Kenna likes making artistic creations using parabolas, to put on the walls of her math classroom. She drew a parabola with vertex \(E(7,9)\) and plotted points \(A(9,8)\) and \(B(3,b)\) on the parabola as well as points \(C\) and \(D\) where the parabola intersects the \(x\)-axis, with \(C\) to the left of \(D\). Then she connected points \(A\), \(B\), \(C\), and \(D\) to form quadrilateral \(ABCD\), and painted it blue. What is the area of quadrilateral \(ABCD\)?

A region in the first quadrant of the Cartesian plane is bounded above by a downward opening parabola and below by line segment CD along the x-axis. Points B, E and A are plotted on the parabola from left to right. Quadrilateral ABCD is contained within the region.


First we need to find the equation of the parabola. Then, we can find the \(x\)-intercepts of the parabola and the \(y\)-coordinate of point \(B\) on the parabola.

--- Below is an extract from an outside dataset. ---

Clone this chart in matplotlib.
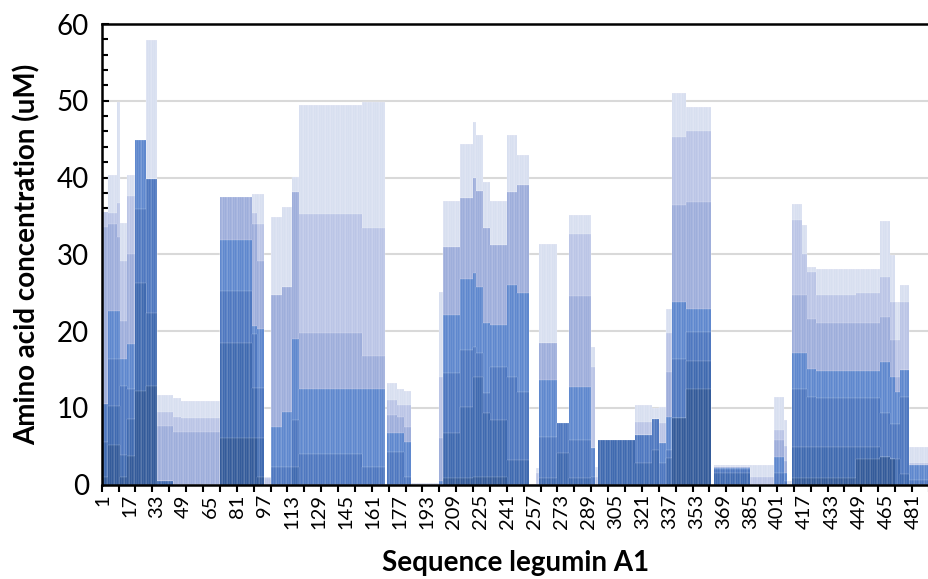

We are given the vertex of the parabola, \(E(7,9)\). Using the vertex form of the equation of a parabola, \(y=a(x-h)^2+k\), with vertex \((h,k)=(7,9)\), the equation of the parabola is \(y=a(x-7)^2+9\).

Since the point \(A(9,8)\) is on the parabola, we can substitute \((x,y)=(9,8)\) into the equation \(y=a(x-7)^2+9\) to find the value of \(a\). \[\begin{aligned} 8&=a(9-7)^2+9\\ 8&=a(4)+9\\ -1&=4a\\ -\frac{1}{4}&=a\end{aligned}\] The equation of the parabola is therefore \(y=-\frac{1}{4}(x-7)^2+9\).

To find the \(y\)-coordinate of \(B(3,b)\), we substitute \((x,y)=(3,b)\) into the equation of the parabola. \[\begin{aligned} b&=-\frac{1}{4}(3-7)^2+9\\ &=-\frac{1}{4}(16)+9\\ &=-4+9\\ &=5\end{aligned}\]

Therefore, the coordinates of \(B\) are \((3,5)\).

To find the \(x\)-intercepts of the parabola, we substitute \(y=0\) into the equation of the parabola. \[\begin{aligned} 0&=-\frac{1}{4}(x-7)^2+9\\ -9&=-\frac{1}{4}(x-7)^2\\ 36&=(x-7)^2\\ \pm 6&=x-7\end{aligned}\] It follows that \(x-7=-6\) or \(x-7=6\). Then the \(x\)-intercepts of the parabola are 1 and 13. Therefore, the coordinates of \(C\) and \(D\) are \(C(1,0)\) and \(D(13,0)\).

Now that we know the coordinates of \(A\), \(B\), \(C\), and \(D\), we can calculate the area of quadrilateral \(ABCD\). There are many ways to do this. We will proceed as follows.

From \(B(3,5)\) and \(A(9,8)\), drop perpendiculars, intersecting the \(x\)-axis at \(F(3,0)\) and \(G(9,0)\), respectively. From \(B(3,5)\) draw a line perpendicular to \(AG\), intersecting \(AG\) at \(H(9,5)\). Draw line segment \(BG\).

Note that line segments \(BG\) and \(AG\) divide the quadrilateral into three regions: \(\triangle CGB\), \(\triangle AGD\), and \(\triangle AGB\).

We will use the coordinates of the points to find the lengths of several horizontal and vertical line segments that will be required for the area calculation. \[BH=9-3=6,\ CG=9-1=8,\ GD=13-9=4,\ BF=5-0=5,\text{ and }AG=8-0=8.\]

To determine the area of \(ABCD\), we will find the sum of the areas of \(\triangle CGB\), \(\triangle AGD\) and \(\triangle AGB\). \begin{align*} \text{Area }ABCD&=\text{Area }\triangle CGB+\text{Area }\triangle AGD+\text{Area }\triangle AGB\\ &=\frac{CG\times BF}{2}+\frac{AG\times GD}{2}+\frac{AG\times BH}{2}\\ &=\frac{8\times 5}{2}+\frac{8\times 4}{2}+\frac{8\times 6}{2}\\ &=20+16+24\\ &=60\text{ units}^2 \end{align*} Therefore, the area of quadrilateral \(ABCD\) is \(60\text{ units}^2.\)